Aim> Output the data that follows exactly, line for line.

Data block>
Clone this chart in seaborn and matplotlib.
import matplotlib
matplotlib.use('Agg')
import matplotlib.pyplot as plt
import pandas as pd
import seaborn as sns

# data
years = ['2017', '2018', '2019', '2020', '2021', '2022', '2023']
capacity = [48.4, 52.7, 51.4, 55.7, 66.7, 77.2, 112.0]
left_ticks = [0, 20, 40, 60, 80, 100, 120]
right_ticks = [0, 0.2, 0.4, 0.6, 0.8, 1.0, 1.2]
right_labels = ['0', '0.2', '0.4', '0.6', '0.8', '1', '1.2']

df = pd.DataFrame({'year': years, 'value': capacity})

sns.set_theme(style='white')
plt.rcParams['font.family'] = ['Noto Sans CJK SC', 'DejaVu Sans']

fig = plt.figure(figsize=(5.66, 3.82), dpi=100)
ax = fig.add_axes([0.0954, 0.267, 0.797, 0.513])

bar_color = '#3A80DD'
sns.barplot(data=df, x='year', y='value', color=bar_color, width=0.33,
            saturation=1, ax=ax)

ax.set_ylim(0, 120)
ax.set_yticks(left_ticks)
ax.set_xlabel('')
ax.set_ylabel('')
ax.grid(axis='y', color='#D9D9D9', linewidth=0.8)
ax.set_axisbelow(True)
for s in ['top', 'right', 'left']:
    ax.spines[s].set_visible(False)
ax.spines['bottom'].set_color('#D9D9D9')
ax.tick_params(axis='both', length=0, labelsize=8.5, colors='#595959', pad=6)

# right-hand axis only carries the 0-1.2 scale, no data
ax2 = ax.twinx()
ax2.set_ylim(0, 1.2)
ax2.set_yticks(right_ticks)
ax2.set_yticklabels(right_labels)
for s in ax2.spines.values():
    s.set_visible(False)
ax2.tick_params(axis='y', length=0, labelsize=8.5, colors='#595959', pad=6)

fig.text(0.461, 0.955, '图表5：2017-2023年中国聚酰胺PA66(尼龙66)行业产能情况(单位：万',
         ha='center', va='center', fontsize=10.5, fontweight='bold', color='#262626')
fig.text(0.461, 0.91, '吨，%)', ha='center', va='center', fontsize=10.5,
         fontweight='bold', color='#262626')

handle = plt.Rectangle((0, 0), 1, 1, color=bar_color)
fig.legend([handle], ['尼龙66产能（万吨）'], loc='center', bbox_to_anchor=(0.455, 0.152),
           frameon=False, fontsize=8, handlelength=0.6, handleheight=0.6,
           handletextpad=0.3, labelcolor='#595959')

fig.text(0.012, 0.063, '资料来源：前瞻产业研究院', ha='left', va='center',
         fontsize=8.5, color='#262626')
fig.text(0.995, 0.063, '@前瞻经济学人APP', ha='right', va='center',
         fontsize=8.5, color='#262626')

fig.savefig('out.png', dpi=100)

Correct result>
Clone this chart in seaborn and matplotlib.
import matplotlib
matplotlib.use('Agg')
import matplotlib.pyplot as plt
import pandas as pd
import seaborn as sns

# data
years = ['2017', '2018', '2019', '2020', '2021', '2022', '2023']
capacity = [48.4, 52.7, 51.4, 55.7, 66.7, 77.2, 112.0]
left_ticks = [0, 20, 40, 60, 80, 100, 120]
right_ticks = [0, 0.2, 0.4, 0.6, 0.8, 1.0, 1.2]
right_labels = ['0', '0.2', '0.4', '0.6', '0.8', '1', '1.2']

df = pd.DataFrame({'year': years, 'value': capacity})

sns.set_theme(style='white')
plt.rcParams['font.family'] = ['Noto Sans CJK SC', 'DejaVu Sans']

fig = plt.figure(figsize=(5.66, 3.82), dpi=100)
ax = fig.add_axes([0.0954, 0.267, 0.797, 0.513])

bar_color = '#3A80DD'
sns.barplot(data=df, x='year', y='value', color=bar_color, width=0.33,
            saturation=1, ax=ax)

ax.set_ylim(0, 120)
ax.set_yticks(left_ticks)
ax.set_xlabel('')
ax.set_ylabel('')
ax.grid(axis='y', color='#D9D9D9', linewidth=0.8)
ax.set_axisbelow(True)
for s in ['top', 'right', 'left']:
    ax.spines[s].set_visible(False)
ax.spines['bottom'].set_color('#D9D9D9')
ax.tick_params(axis='both', length=0, labelsize=8.5, colors='#595959', pad=6)

# right-hand axis only carries the 0-1.2 scale, no data
ax2 = ax.twinx()
ax2.set_ylim(0, 1.2)
ax2.set_yticks(right_ticks)
ax2.set_yticklabels(right_labels)
for s in ax2.spines.values():
    s.set_visible(False)
ax2.tick_params(axis='y', length=0, labelsize=8.5, colors='#595959', pad=6)

fig.text(0.461, 0.955, '图表5：2017-2023年中国聚酰胺PA66(尼龙66)行业产能情况(单位：万',
         ha='center', va='center', fontsize=10.5, fontweight='bold', color='#262626')
fig.text(0.461, 0.91, '吨，%)', ha='center', va='center', fontsize=10.5,
         fontweight='bold', color='#262626')

handle = plt.Rectangle((0, 0), 1, 1, color=bar_color)
fig.legend([handle], ['尼龙66产能（万吨）'], loc='center', bbox_to_anchor=(0.455, 0.152),
           frameon=False, fontsize=8, handlelength=0.6, handleheight=0.6,
           handletextpad=0.3, labelcolor='#595959')

fig.text(0.012, 0.063, '资料来源：前瞻产业研究院', ha='left', va='center',
         fontsize=8.5, color='#262626')
fig.text(0.995, 0.063, '@前瞻经济学人APP', ha='right', va='center',
         fontsize=8.5, color='#262626')

fig.savefig('out.png', dpi=100)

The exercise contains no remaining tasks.